As The Muse and I waited to board our flight out of The Valley Near The Center Of The Universe, I used that idle time to check messages. Like you, I maintain a tenuous relationship with my iPhone. I utterly rely upon it while it continually disappoints my expectations. I often fail to receive notice upon receipt of a text message, so I usually go for days before discovering that I received one. People have come to use texting more often than calling, which means that attempts to contact me almost always fail to reach me at first. The worst-case scenario involves a real emergency where the informing party texts me. A week or so later, I might saunter into my Messages app to find a smoldering ember remaining from some three-alarm fire.

This text had come early the previous morning, informing me that my new lenses were in.
A couple of weeks before this, I visited my optometrist to get my glasses adjusted. I'd fallen asleep while wearing them and rolled over them or something, but the frames were so twisted that I couldn't get the lenses to properly focus. It took some doing, but the tech managed to correct that problem. However, the focus remained distinctly fuzzy, so I returned a few days later to receive a scolding. Another tech told me I'd been cleaning my lenses improperly, so I'd irreparably scratched them. They needed replacing. They'd take a couple of weeks to come in from the lab. They'd text me. They had texted me the prior morning while I had almost frantically prepared for this excursion. My lenses had come in. I’d missed a message again.
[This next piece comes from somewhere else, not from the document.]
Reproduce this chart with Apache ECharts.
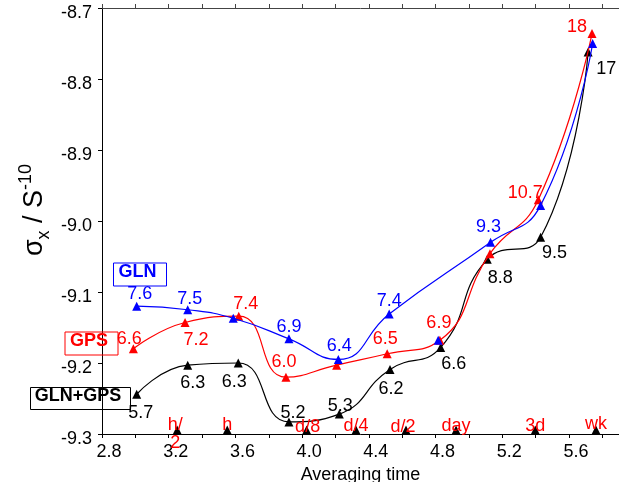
<!DOCTYPE html>
<html>
<head>
<meta charset="utf-8">
<script src="https://cdn.jsdelivr.net/npm/echarts@6/dist/echarts.min.js"></script>
<style>
html,body{margin:0;padding:0;background:#fff;}
#chart{width:619px;height:482px;}
</style>
</head>
<body>
<div id="chart"></div>
<script>
// ---- data (log10 averaging time in s, log10 sigma) ----
var glnX = [3.008, 3.314, 3.587, 3.921, 4.217, 4.522, 5.130, 5.430, 5.742];
var glnY = [-9.120, -9.125, -9.137, -9.166, -9.195, -9.131, -9.030, -8.978, -8.750];
var glnLabels = ['7.6', '7.5', '', '6.9', '6.4', '7.4', '9.3', '', ''];
// GLN marker that the GLN curve does not pass through
var glnExtraX = [4.816];
var glnExtraY = [-9.168];

var gpsX = [2.988, 3.298, 3.620, 3.903, 4.207, 4.510, 4.826, 5.126, 5.416, 5.738];
var gpsY = [-9.180, -9.143, -9.134, -9.220, -9.203, -9.187, -9.168, -9.046, -8.970, -8.736];
var gpsLabels = ['6.6', '7.2', '7.4', '6.0', '', '6.5', '6.9', '', '10.7', '18'];

var bothX = [3.008, 3.314, 3.617, 3.921, 4.223, 4.527, 4.831, 5.110, 5.430, 5.715];
var bothY = [-9.244, -9.203, -9.200, -9.283, -9.272, -9.209, -9.178, -9.054, -9.023, -8.762];
var bothLabels = ['5.7', '6.3', '6.3', '5.2', '5.3', '6.2', '6.6', '8.8', '9.5', '17'];

var timeX = [3.251, 3.551, 4.027, 4.323, 4.623, 4.923, 5.398, 5.762];
var timeLabels = ['h/\n2', 'h', 'd/8', 'd/4', 'd/2', 'day', '3d', 'wk'];

var xMin = 2.8, xMax = 5.9, yMin = -9.3, yMax = -8.7;

// ---- label placement (styling, offsets in px) ----
var glnOff = [[3,-12],[2,-11],null,[0,-12],[1,-13],[0,-13],[-2,-15],null,null];
var gpsOff = [[-4,-10],[11,18],[7,-12],[-2,-15],null,[-2,-15],[-1,-17],null,[-13,-7],[-15,-7]];
var bothOff = [[4,19],[5,18],[-4,19],[4,-9],[1,-8],[1,20],[13,17],[13,19],[14,16],[18,17]];
var timeOff = [[-2,4],[0,-5],[1,-3],[0,-4],[-3,-3],[0,-4],[0,-4],[0,-6]];

var FONT = "'Liberation Sans', Arial, sans-serif";
var LABEL_SIZE = 18;

function labelStyle(text, off, color) {
  return {
    show: true, position: 'inside', offset: off,
    formatter: text, color: color, fontSize: LABEL_SIZE, fontFamily: FONT,
    align: 'center', verticalAlign: 'middle', lineHeight: 18, opacity: 1,
    textBorderWidth: 0, textBorderColor: 'transparent', textShadowBlur: 0
  };
}

function buildData(xs, ys, labels, offs, color) {
  return xs.map(function (x, i) {
    var item = { value: [x, ys[i]] };
    item.label = labels[i] ? labelStyle(labels[i], offs[i], color) : { show: false };
    return item;
  });
}

function lineSeries(name, xs, ys, labels, offs, color, z) {
  return {
    name: name, type: 'line', smooth: 0.5, z: z,
    symbol: 'triangle', symbolSize: 9, showAllSymbol: true,
    itemStyle: { color: color, opacity: 1 },
    lineStyle: { color: color, width: 1.2 },
    clip: false,
    data: buildData(xs, ys, labels, offs, color)
  };
}

var timeData = timeX.map(function (x, i) {
  return { value: [x, yMin], label: labelStyle(timeLabels[i], timeOff[i], '#ff0000') };
});

var chart = echarts.init(document.getElementById('chart'), null, { renderer: 'canvas' });

var xAxisCommon = {
  type: 'value', min: xMin, max: xMax, interval: 0.2,
  splitLine: { show: false }
};

var option = {
  animation: false,
  backgroundColor: '#ffffff',
  grid: { left: 102, right: 0, top: 8, bottom: 48, containLabel: false, outerBoundsMode: 'none' },
  xAxis: [
    Object.assign({}, xAxisCommon, {
      position: 'bottom',
      name: 'Averaging time', nameLocation: 'middle', nameGap: 25,
      nameTextStyle: { fontSize: 18, fontFamily: FONT, color: '#000' },
      axisLine: { lineStyle: { color: '#000', width: 1 } },
      axisTick: { length: 4, lineStyle: { color: '#000' } },
      axisLabel: {
        fontSize: LABEL_SIZE, fontFamily: FONT, color: '#000', margin: 9,
        padding: [0, 0, 0, 14],
        showMaxLabel: false,
        formatter: function (v) {
          var k = Math.round(v * 10);
          return (k % 4 === 0) ? (k / 10).toFixed(1) : '';
        }
      }
    }),
    Object.assign({}, xAxisCommon, {
      position: 'top',
      axisLine: { lineStyle: { color: '#444', width: 1 } },
      axisTick: { length: 4, lineStyle: { color: '#444' } },
      axisLabel: { show: false }
    })
  ],
  yAxis: {
    type: 'value', min: yMin, max: yMax, interval: 0.1,
    splitLine: { show: false },
    axisLine: { show: true, lineStyle: { color: '#000', width: 1 } },
    axisTick: { show: true, length: 4, lineStyle: { color: '#000' } },
    axisLabel: {
      fontSize: LABEL_SIZE, fontFamily: FONT, color: '#000', margin: 10,
      verticalAlign: 'top', lineHeight: 10,
      formatter: function (v) { return v.toFixed(1); }
    }
  },
  series: [
    lineSeries('GLN+GPS', bothX, bothY, bothLabels, bothOff, '#000000', 3),
    lineSeries('GPS', gpsX, gpsY, gpsLabels, gpsOff, '#ff0000', 4),
    lineSeries('GLN', glnX, glnY, glnLabels, glnOff, '#0000ff', 5),
    {
      name: 'GLN extra', type: 'scatter', symbol: 'triangle', symbolSize: 9,
      z: 5, itemStyle: { color: '#0000ff', opacity: 1 },
      data: glnExtraX.map(function (x, i) { return [x, glnExtraY[i]]; })
    },
    {
      name: 'times', type: 'scatter', symbol: 'triangle', symbolSize: 9,
      symbolOffset: [0, -4], clip: false, z: 6,
      itemStyle: { color: '#000', opacity: 1 },
      data: timeData
    }
  ],
  graphic: [
    { type: 'rect', left: 111, top: 260.5, shape: { width: 53, height: 23 },
      style: { fill: 'none', stroke: '#0000ff', lineWidth: 1 }, z: 10 },
    { type: 'text', x: 137.5, y: 272.5,
      style: { text: 'GLN', fill: '#0000ff', font: 'bold 18px ' + FONT, align: 'center', verticalAlign: 'middle' }, z: 10 },
    { type: 'rect', left: 62.5, top: 329.5, shape: { width: 53, height: 23 },
      style: { fill: 'none', stroke: '#ff0000', lineWidth: 1 }, z: 10 },
    { type: 'text', x: 89, y: 341.5,
      style: { text: 'GPS', fill: '#ff0000', font: 'bold 18px ' + FONT, align: 'center', verticalAlign: 'middle' }, z: 10 },
    { type: 'rect', left: 28, top: 385, shape: { width: 100, height: 22 },
      style: { fill: 'none', stroke: '#000000', lineWidth: 1 }, z: 10 },
    { type: 'text', x: 78, y: 396.5,
      style: { text: 'GLN+GPS', fill: '#000000', font: 'bold 18px ' + FONT, align: 'center', verticalAlign: 'middle' }, z: 10 },
    { type: 'text', x: 35, y: 210, rotation: Math.PI / 2,
      style: {
        text: '{a|σ}{b|x}{a| / S}{c|-10}',
        align: 'center', verticalAlign: 'middle',
        rich: {
          a: { fontSize: 27, fontFamily: FONT, fill: '#000', lineHeight: 36, verticalAlign: 'middle' },
          b: { fontSize: 18, fontFamily: FONT, fill: '#000', lineHeight: 36, verticalAlign: 'bottom' },
          c: { fontSize: 18, fontFamily: FONT, fill: '#000', lineHeight: 36, verticalAlign: 'top' }
        }
      }, z: 10 }
  ]
};

chart.setOption(option);
</script>
</body>
</html>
The Muse and I were traveling to New York City, where we were destined to become denizens of some of this world's great museums. We're both pretty much suckers for the Impressionists, and given that I use some fine art image in each of my postings, I've accumulated a fair amount of Art History knowledge. I sat in the terminal, frustrated that I'd missed that text, though it had been eminently missable due to its very medium. I imagined I might experience some trouble seeing the works I'd subject myself to through the following excursion. Too late by then; I would be traveling without them. The book I read on the plane was difficult to see. I squinted and dozed and somehow made it through perhaps eighty pages in four hours. It was a slog. Since my cataract surgeries, I enjoy almost 20/20 vision in both eyes. I say almost because I cannot quite properly see without my glasses. I drive without them, but I can only really read if they're on.

Museums must be masters of presentation. The placement, illumination, and adjacent information must be balanced so that a patron finds them easily accessible. With my glasses, I discovered their lens scratches especially encumbering. I had to hold my head to one side and peer through the unaffected edges of the lenses to clearly see. I was better able to see each painting without resorting to glasses at all. The explanation on the wall beside each work became too difficult to decipher, so I started ignoring it. This strategy worked just fine. The Impressionists might be best seen through a somewhat fuzzy focus, without too much technology between. The colors seemed perfectly vibrant, and even the details didn't seem encumbered. Indeed, with my glasses on, I couldn't see nearly as much as I could with them off.

This was a first for me, to realize that I might only sometimes need the various prostheses I claim to need. I might sometimes be better off being a bit blind to the proceedings, better able to see something in its natural state if I cannot create perfect conditions. I once strived so hard to achieve perfection that I sometimes walked right by the meaning I might have discovered while attempting. I would catch myself falling short and embarrass myself without acknowledging that I was experiencing something significant, just different than I'd imagined I might. Van Gogh, seen without glasses, remains a master, just slightly different than advertised. As The Muse and I slipped through those galleries, I realized I was engaged in my experience, which was probably unlike any others. That recognition seems oddly reassuring, for there might be ten thousand and more different perspectives for each and every painting, not one of them wrong and probably none of them the one the artist might have intended.